Superior was owned by two family interests through a series of holding companies, including Coast-to-Coast Financial Corporation (CCFC). As a federally chartered thrift, Superior operated across all state lines. In December 1992, CCFC merged a mortgage banking entity, Alliance Funding Company, Inc., with Superior to expand Superior’s mortgage lending business. Alliance specialized in "subprime" lending, that is, it originated first and second home mortgage loans to borrowers whose credit was below standard, perhaps because of a history of late payments or filing of personal bankruptcy.
After the merger with Alliance, Superior began generating subprime mortgages for resale, a process commonly referred to as securitization. Through this process, loans were assembled into pools and eventually sold to investors primarily in the form of highly rated mortgage securities. To attain high ratings, Superior had to offer credit enhancements. To explain, these enhancements protected investors from losses if the cash flows from the underlying mortgage loans were insufficient to pay the principal and interest due on the securities. These credit enhancements shifted the risk from the investors to Superior. If a borrower did not repay a loan, Superior would absorb the loss and still be responsible for making payments to investors.
During 1993, Superior originated and securitized approximately $275 million of subprime mortgage loans. That amount grew significantly each subsequent year and reported net income was similarly increasing during that time. By 1996, Superior’s return on assets (ROA) was 7.56 percent, which gave it the distinction of having the highest return on assets of any insured thrift in the nation -- over 12 times more than the average thrift operating in the United States. This ROA would prove to be very misleading, as it was not based on actual cash being received by Superior.
In reality, the actual net income was solely based on gains of security sales – not revenues from ordinary lines of business. As a result, Superior actually operated at a loss every year from 1995 through 1999. By 1999, an operating loss of $26.6 million was overshadowed by almost $186 million in booked gains resulting from the sales. Again - these gains were shown for financial reporting purposes but did not exist as cash. Nonetheless, Superior paid substantial dividends on the reported income and other financial benefits to its holding company.
WHY DID THE BANK FAIL?
The failure of Superior Bank was directly attributable to the Bank’s Board of Directors and executives ignoring sound risk management principles. They
These risks went effectively unchallenged by the principal auditor, Ernst and
Young (E&Y). The firm issued unqualified audit opinions each year starting in 1990 through June 30, 2000, despite mounting concerns expressed by Federal regulators. As a result, the true financial position and results of operations of Superior were overstated for many years. Superior’s reported net income before taxes totaled over $459 million for the 9-year period from 1992 through 2000, derived mainly from unrealized gains from securitization transactions. But these gains were calculated based on overly optimistic and unsubstantiated valuations of residual assets and unreasonable assumptions about the timing of when the cash would be received.

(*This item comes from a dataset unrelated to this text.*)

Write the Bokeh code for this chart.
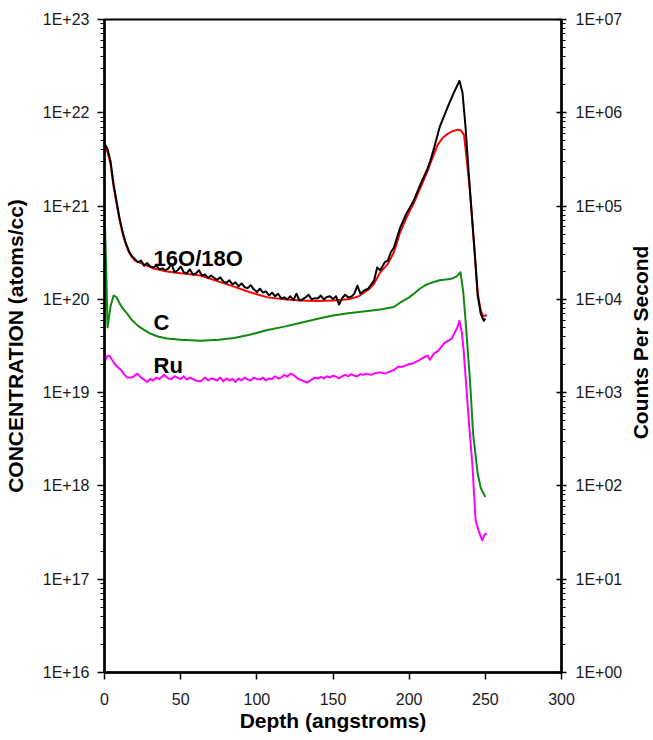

Once the residual assets were appropriately valued and generally accepted accounting principles were correctly applied, Superior was deemed insolvent and OTS appointed the FDIC as receiver on July 27, 2001. At the time, estimated losses to the Savings Association Insurance Fund due to the failure ranged from $426 - $526 million.
Excessive Concentrations in Residual Assets
After Superior began securitizing subprime loans, the residual assets grew rapidly in real and comparative terms. From 1995 to 2000 residual assets grew from just over $65 million to a peak of $977 million as of June 30, 2000, when Superior ceased securitization activities. As a percentage of capital, the residual assets grew from just over 100 percent of capital in 1995 to almost 350 percent of capital at June 30, 2000. This increase in concentrations warranted increased supervisory attention.
A tenet of sound banking operations is effective risk management and diversification. However, Superior’s Board of Directors resisted regulatory recommendations made as early as 1993 for setting limits on the amount of residual assets held by the institution. This allowed securitization activities to expand beyond the safety net provided by Superior’s capital base. Ultimately, during the January 2000 examination, OTS, working with the FDIC, concluded that Superior’s actual capital could not support its primary business activities.
The regulators also warned Superior about its high-risk lending activities and liberal and unsupported assumptions used in valuing and accounting for residual assets. The FDIC and OTS recommended that Superior determine the fair market value of the residual assets and make the necessary adjustments. However, Superior’s Board and management did not heed the regulators. Superior continued to decline to a point that it was
determined to be undercapitalized by the end of 2000 and write-downs of residual assets totaling $420 million were required to more accurately portray their fair value.
Flawed Valuation and Accounting
Let me explain a bit more about the valuing and accounting for the so-called "gains." The bank and its external auditor used liberal interpretations of generally accepted accounting principles to book gains from securitization transactions. Superior made unrealistic assumptions about the cash flow from pools of loans, and then booked the entire gain on sale, or "profit," upfront. Although booking the gain was generally allowed under generally accepted accounting principles, this represents a major difference from the way most thrifts recognize loan income – accruing income over the life of the loan – and should have received closer scrutiny by the Board of Directors and external auditors. In addition, proper valuation and discounting to present value is required under generally accepted accounting priniciples.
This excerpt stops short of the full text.